Это было, наверное, не очень честно, но Рожер знал, что подобное предложение вдохновит Гвискара. План сработал. Катанцы были захвачены врасплох и поняли, что их обманули, только когда сопротивляться было совершенно бесполезно. Они сражались доблестно, но спустя четыре дня вынуждены были сдаться. Нормандцы укрепили Катанию и, оставив там сильный гарнизон, чтобы гарантировать на будущее покорность горожан, двинулись к Палермо. Рожер, которому хотелось увидеться с Юдифь в Тройне, путешествовал по суше с основной частью армии. Роберт не пошел с ним. Хотя он был силен и энергичен, как всегда, ему перевалило за пятьдесят, а путь из Катании в Палермо был долгим и тяжелым, особенно в разгар сицилийского лета. Воспоминания о прошлом наступлении на Палермо все же причиняли боль. Вдобавок кто-то должен был командовать новым флотом. На сей раз он решил странствовать морем.

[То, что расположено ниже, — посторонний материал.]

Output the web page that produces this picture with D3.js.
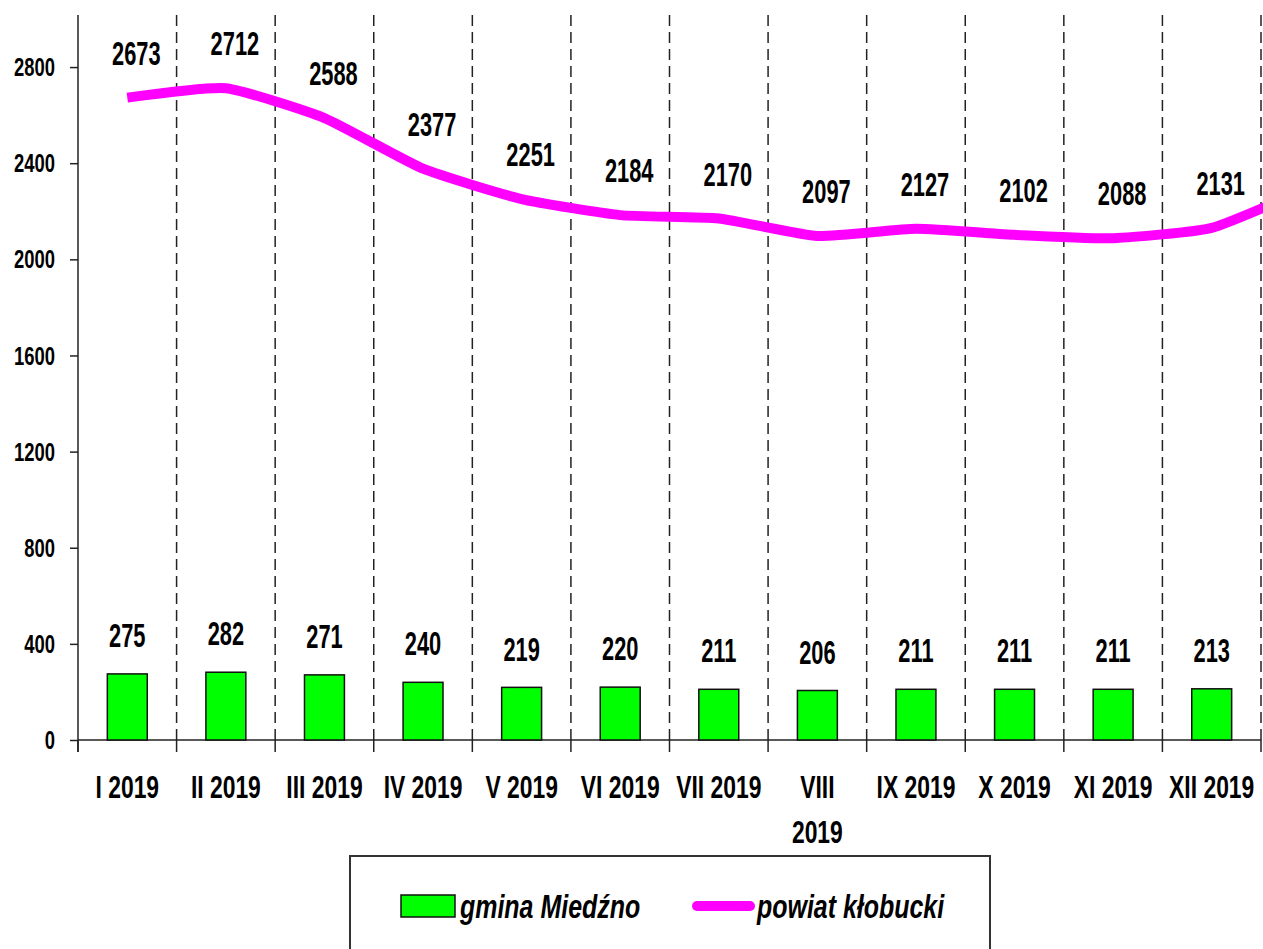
<!DOCTYPE html>
<html>
<head>
<meta charset="utf-8">
<script src="https://cdn.jsdelivr.net/npm/d3@7"></script>
<style>
  body { margin: 0; background: #fff; }
  text { font-family: "Liberation Sans", Arial, sans-serif; font-weight: bold; fill: #000; }
</style>
</head>
<body>
<div id="chart"></div>
<script>
// chart values
var months = ["I 2019", "II 2019", "III 2019", "IV 2019", "V 2019", "VI 2019",
              "VII 2019", "VIII 2019", "IX 2019", "X 2019", "XI 2019", "XII 2019"];
var gmina = [275, 282, 271, 240, 219, 220, 211, 206, 211, 211, 211, 213];
// last value is the next month, drawn past the right edge (only its start is visible)
var powiat = [2673, 2712, 2588, 2377, 2251, 2184, 2170, 2097, 2127, 2102, 2088, 2131, 2300];
var yTicks = [0, 400, 800, 1200, 1600, 2000, 2400, 2800];
var seriesNames = ["gmina Miedźno", "powiat kłobucki"];

var w = 1263;
var h = 949;

var svg = d3.select("#chart")
            .append("svg")
            .attr("width", w)
            .attr("height", h);

var x = d3.scaleBand()
          .domain(months)
          .range([78, 1261])
          .padding(0);

var y = d3.scaleLinear()
          .domain([0, 3000])
          .range([740, 19]);

// x position of a point by index (index 12 = one step past the last month)
function px(i) {
    return x(months[0]) + x.step() * i + x.bandwidth() / 2;
}

// text helper: squeeze / stretch the font like the picture (narrow, tall type)
function stretched(sel, sx, sy) {
    return sel.attr("transform", function() {
        return "translate(" + this.__x + "," + this.__y + ") scale(" + sx + "," + sy + ")";
    });
}

//Dashed separators between months
var bounds = months.slice(1).map(function(m){ return x(m); }).concat([x.range()[1]]);
svg.selectAll(".sep")
   .data(bounds)
   .enter()
   .append("line")
   .attr("class", "sep")
   .attr("x1", function(d){ return d; })
   .attr("x2", function(d){ return d; })
   .attr("y1", y(3000) - 4)
   .attr("y2", y(0))
   .attr("stroke", "#222")
   .attr("stroke-width", 1.5)
   .attr("stroke-dasharray", "11,6");

// small ticks under the axis
svg.selectAll(".xtick")
   .data([x.range()[0]].concat(bounds))
   .enter()
   .append("line")
   .attr("class", "xtick")
   .attr("x1", function(d){ return d; })
   .attr("x2", function(d){ return d; })
   .attr("y1", y(0))
   .attr("y2", y(0) + 12)
   .attr("stroke", "#222")
   .attr("stroke-width", 1.5);

// y axis
var yAxis = svg.append("g")
   .attr("transform", "translate(" + x.range()[0] + ",0)")
   .call(d3.axisLeft(y).tickValues(yTicks).tickSize(8).tickSizeOuter(0).tickFormat(d3.format("d")));
yAxis.select(".domain").remove();
yAxis.selectAll(".tick line").attr("stroke", "#222").attr("stroke-width", 1.5);
yAxis.selectAll(".tick text").remove();
yAxis.append("line")
   .attr("x1", 0).attr("x2", 0)
   .attr("y1", y(3000) - 4).attr("y2", y(0) + 12)
   .attr("stroke", "#222").attr("stroke-width", 1.5);

svg.selectAll(".ylab")
   .data(yTicks)
   .enter()
   .append("text")
   .attr("class", "ylab")
   .each(function(d){ this.__x = x.range()[0] - 23; this.__y = y(d); })
   .attr("text-anchor", "end")
   .attr("dy", "0.36em")
   .style("font-size", "23px")
   .text(function(d){ return d; })
   .call(stretched, 0.8, 1.1);

// x axis line
svg.append("line")
   .attr("x1", x.range()[0]).attr("x2", x.range()[1])
   .attr("y1", y(0)).attr("y2", y(0))
   .attr("stroke", "#222").attr("stroke-width", 1.5);

// month labels (long ones wrap onto two lines)
svg.selectAll(".xlab")
   .data(months)
   .enter()
   .append("text")
   .attr("class", "xlab")
   .each(function(d){ this.__x = x(d) + x.bandwidth() / 2; this.__y = 786; })
   .attr("text-anchor", "middle")
   .attr("dy", "0.36em")
   .style("font-size", "26px")
   .call(stretched, 0.88, 1.24)
   .each(function(d){
       var t = d3.select(this);
       if (d.length > 8) {
           var parts = d.split(" ");
           t.append("tspan").attr("x", 0).text(parts[0]);
           t.append("tspan").attr("x", 0).attr("dy", "1.4em").text(parts[1]);
       } else {
           t.text(d);
       }
   });

// bars
var barW = x.bandwidth() * 0.405;
svg.selectAll(".bar")
   .data(gmina)
   .enter()
   .append("rect")
   .attr("class", "bar")
   .attr("x", function(d, i){ return px(i) - barW / 2; })
   .attr("y", function(d){ return y(d); })
   .attr("width", barW)
   .attr("height", function(d){ return y(0) - y(d); })
   .attr("fill", "#00ff00")
   .attr("stroke", "#111")
   .attr("stroke-width", 1.5);

svg.selectAll(".barlab")
   .data(gmina)
   .enter()
   .append("text")
   .attr("class", "barlab")
   .each(function(d, i){ this.__x = px(i); this.__y = y(d) - 39; })
   .attr("text-anchor", "middle")
   .attr("dy", "0.36em")
   .style("font-size", "26px")
   .text(function(d){ return d; })
   .call(stretched, 0.84, 1.3);

// line
var line = d3.line()
   .x(function(d, i){ return px(i); })
   .y(function(d){ return y(d); })
   .curve(d3.curveCardinal.tension(0.5));

svg.append("path")
   .datum(powiat)
   .attr("d", line)
   .attr("fill", "none")
   .attr("stroke", "#ff00ff")
   .attr("stroke-width", 10)
   .attr("stroke-linejoin", "round");

svg.selectAll(".linelab")
   .data(powiat.slice(0, months.length))
   .enter()
   .append("text")
   .attr("class", "linelab")
   .each(function(d, i){ this.__x = px(i) + 9; this.__y = y(d) - 45; })
   .attr("text-anchor", "middle")
   .attr("dy", "0.36em")
   .style("font-size", "26px")
   .text(function(d){ return d; })
   .call(stretched, 0.84, 1.3);

// legend
var legend = svg.append("g");
legend.append("rect")
   .attr("x", 350).attr("y", 856)
   .attr("width", 640).attr("height", 130)
   .attr("fill", "#fff")
   .attr("stroke", "#333")
   .attr("stroke-width", 2);

legend.append("rect")
   .attr("x", 401).attr("y", 895)
   .attr("width", 54).attr("height", 22)
   .attr("fill", "#00ff00")
   .attr("stroke", "#111")
   .attr("stroke-width", 1.5);

legend.append("line")
   .attr("x1", 697).attr("x2", 750)
   .attr("y1", 906).attr("y2", 906)
   .attr("stroke", "#ff00ff")
   .attr("stroke-width", 10)
   .attr("stroke-linecap", "round");

legend.selectAll(".legtext")
   .data(seriesNames)
   .enter()
   .append("text")
   .attr("class", "legtext")
   .each(function(d, i){ this.__x = i === 0 ? 460 : 757; this.__y = 906; })
   .attr("dy", "0.36em")
   .style("font-size", "26px")
   .style("font-style", "italic")
   .text(function(d){ return d; })
   .call(stretched, 0.96, 1.3);
</script>
</body>
</html>
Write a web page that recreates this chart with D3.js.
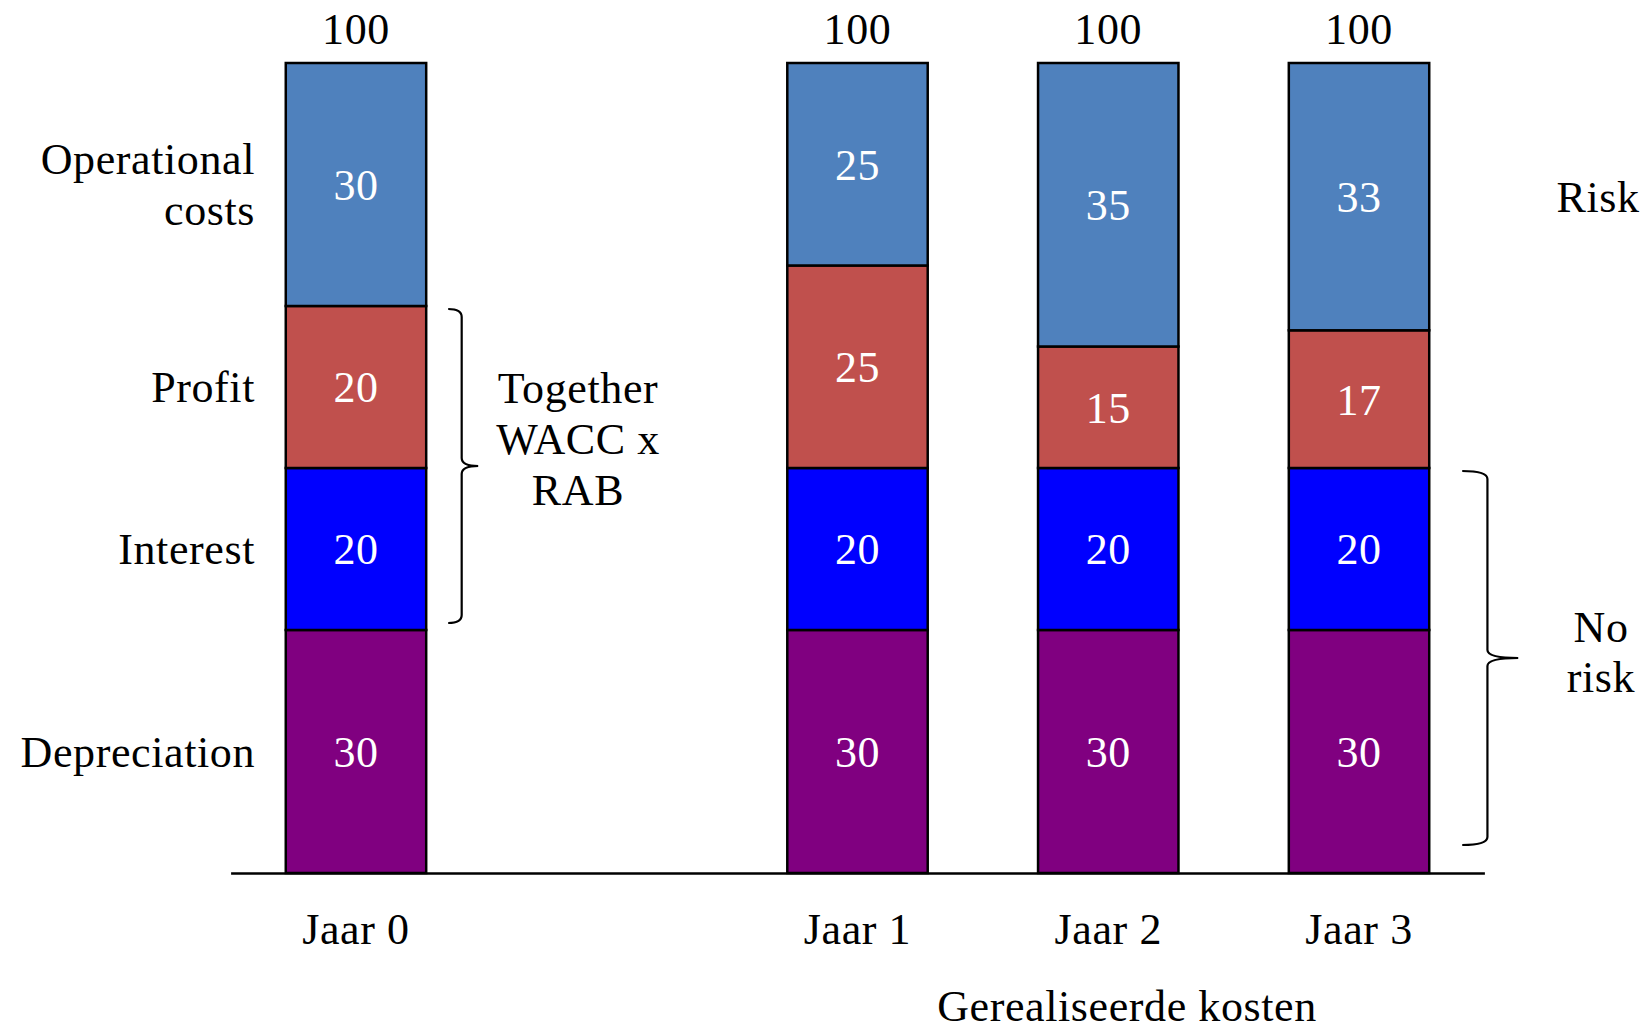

В середине XI столетия Палермо являлся одним из крупнейших торговых и культурных центров мусульманского мира. Каир, несомненно, превосходил его по размерам, Кордова затмевала его величием; но по красоте окружающего ландшафта, приятности климата и разнообразию всевозможных удовольствий, которые составляют арабский идеал "сладкой жизни", с Палермо не мог сравниться ни один другой город. У нас нет детального описания города, каким он был ко времени взятия его нормандцами, но в Средние века все менялось медленно, и мы можем положиться на описание, оставленное арабским географом Ибн Хакалем, который посетил Палермо столетием раньше. Он рисует картину оживленного торгового города, гордящегося по меньшей мере тремя сотнями мечетей — самая большая из них прежде была христианским храмом, и в нем, по слухам, находились бренные останки Аристотеля, подвешенные в гробу под крышей, — бесчисленными рынками, меняльными лавками, улицами мастеров и ремесленников и одной из первых бумажных фабрик в Европе.[42] Вокруг раскинулись парки и сады с журчащими фонтанами и бегущими ручьями. У нас нет точных сведений о количестве населения, но усердный аббат Деярк, основываясь на утверждении Ибн Хакаля, что в гильдию мясников входило семь тысяч человек, оценивает численность населения Палермо XI в. примерно в четверть миллиона.